Similarly, to understand how we work, we must investigate many aspects of our existences today that preclude our ancestry, our cultural roots, our adopted geography, our value systems and of course the tenets of our faith. True that, each individual will once again have divergent interpretations of each one of the above suggested parentheses, but to get a mean sense of reality, this would be a good starting point.
Eventually, people and societies that are not able and willing to confront their demons, violate their comfort zones and ruffle a few social feathers in the process, are culpable to domination and unilateralism. These phenomena can then drastically change the paradigm on which original societies were based. And as one may well appreciate that change can be both – for the better and the worse, the role of leadership of societies becomes even more significant.
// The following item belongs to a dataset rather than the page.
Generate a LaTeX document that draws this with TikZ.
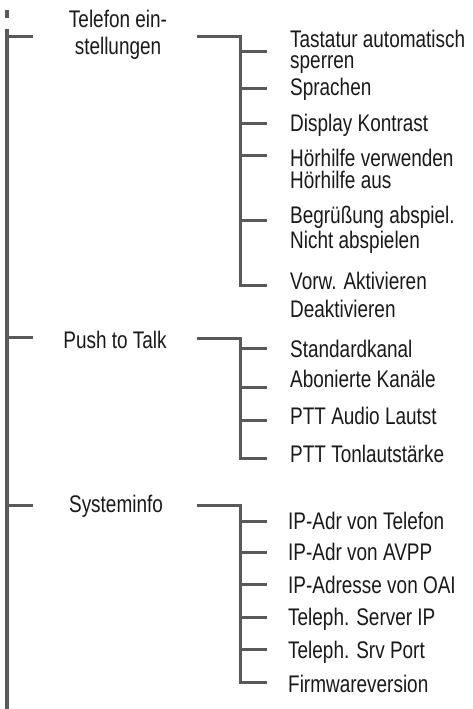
\documentclass[tikz,border=0pt]{standalone}
\usepackage{fontspec}
\setmainfont{Liberation Sans}[FakeStretch=0.79]
\usetikzlibrary{positioning, calc}

\begin{document}
\begin{tikzpicture}[x=1pt, y=-1pt]
    \tikzset{
		line/.style={draw=black!65, line width=3pt},
		trunk/.style={draw=black!65, line width=3.6pt},
		menu/.style={inner sep=0pt, anchor=base, align=center, text=black!90, font=\fontsize{24}{27}\selectfont},
		item/.style={inner sep=0pt, anchor=base west, align=left, text=black!90, font=\fontsize{24}{21.5}\selectfont}
	}
	\useasboundingbox (0,0) rectangle (472,709);

	% --- Hauptlinie ---
	\coordinate (stub_top) at (7,10);
	\coordinate (stub_bot) at (7,18);
	\coordinate (trunk_top) at (7,29);
	\coordinate (trunk_bot) at (7,709);
	\draw [trunk] (stub_top) -- (stub_bot);
	\draw [trunk] (trunk_top) -- (trunk_bot);

	% --- Menüs (Grundlinie der letzten Zeile) ---
	\node [menu] (tel) at (118,55) {Telefon ein-\\stellungen};
	\node [menu] (ptt) at (115,348) {Push to Talk};
	\node [menu] (sys) at (116,512) {Systeminfo};

	% --- Telefon einstellungen ---
	\coordinate (tel_l) at (7,37);
	\coordinate (tel_r) at (197,37);
	\coordinate (tel_v) at (240,37);
	\draw [line] (tel_l) -- ++(26,0);
	\foreach \i/\yb/\yt/\txt in {1/52/69/{Tastatur automatisch\\sperren},
	                             2/88/95/{Sprachen},
	                             3/123/131/{Display Kontrast},
	                             4/155/188/{Hörhilfe verwenden\\Hörhilfe aus},
	                             5/220/248/{Begrüßung abspiel.\\[1.5pt]Nicht abspielen},
	                             6/285/317/{Vorw. Aktivieren\\[6pt]Deaktivieren}} {
		\node [item] (tel\i) at (290,\yt) {\txt};
		\coordinate (tel_b\i) at (267,\yb);
		\draw [line] (tel_v |- tel_b\i) -- (tel_b\i);
	}
	\draw [line] (tel_r) -- (tel_v) |- (tel_b6);

	% --- Push to Talk ---
	\coordinate (ptt_l) at (7,337);
	\coordinate (ptt_r) at (197,338);
	\coordinate (ptt_v) at (240,338);
	\draw [line] (ptt_l) -- ++(26,0);
	\foreach \i/\yb/\yt/\txt in {1/348/357/{Standardkanal},
	                             2/387/387/{Abonierte Kanäle},
	                             3/420/424/{PTT Audio Lautst},
	                             4/458/462/{PTT Tonlautstärke}} {
		\node [item] (ptt\i) at (290,\yt) {\txt};
		\coordinate (ptt_b\i) at (267,\yb);
		\draw [line] (ptt_v |- ptt_b\i) -- (ptt_b\i);
	}
	\draw [line] (ptt_r) -- (ptt_v) |- (ptt_b4);

	% --- Systeminfo ---
	\coordinate (sys_l) at (7,505);
	\coordinate (sys_r) at (197,505);
	\coordinate (sys_v) at (240,505);
	\draw [line] (sys_l) -- ++(26,0);
	\foreach \i/\yb/\yt/\txt in {1/521/529/{IP-Adr von Telefon},
	                             2/552/560/{IP-Adr von AVPP},
	                             3/584/593/{IP-Adresse von OAI},
	                             4/617/625/{Teleph. Server IP},
	                             5/649/658/{Teleph. Srv Port},
	                             6/682/692/{Firmwareversion}} {
		\node [item] (sys\i) at (288,\yt) {\txt};
		\coordinate (sys_b\i) at (267,\yb);
		\draw [line] (sys_v |- sys_b\i) -- (sys_b\i);
	}
	\draw [line] (sys_r) -- (sys_v) |- (sys_b6);
\end{tikzpicture}
\end{document}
For where leaders labour to work selflessly in truth, there can be real hope of reform, but where a syndicate of leaders join hands to impose rules and cultures that lend them the cover to bypass democracy, then the long term future of such societies remains ambiguous, at best.
This week’s ‘Golden Word’ quote from our Holy 7th Imam (AS) invites us to abstain from useless information and to hasten towards knowledge that can root us out of our ignorance, and in this spirit, we must emerge from our mundane and routine lives, to rise up to the meaning and object of our creation, by seeking the right knowledge and by understanding that an integral part of pursuit of knowledge, and hence leadership, is the attainment of humility and respect, rather than the oft-promoted sense of entitlement and superiority, that is so characteristic of modern societies.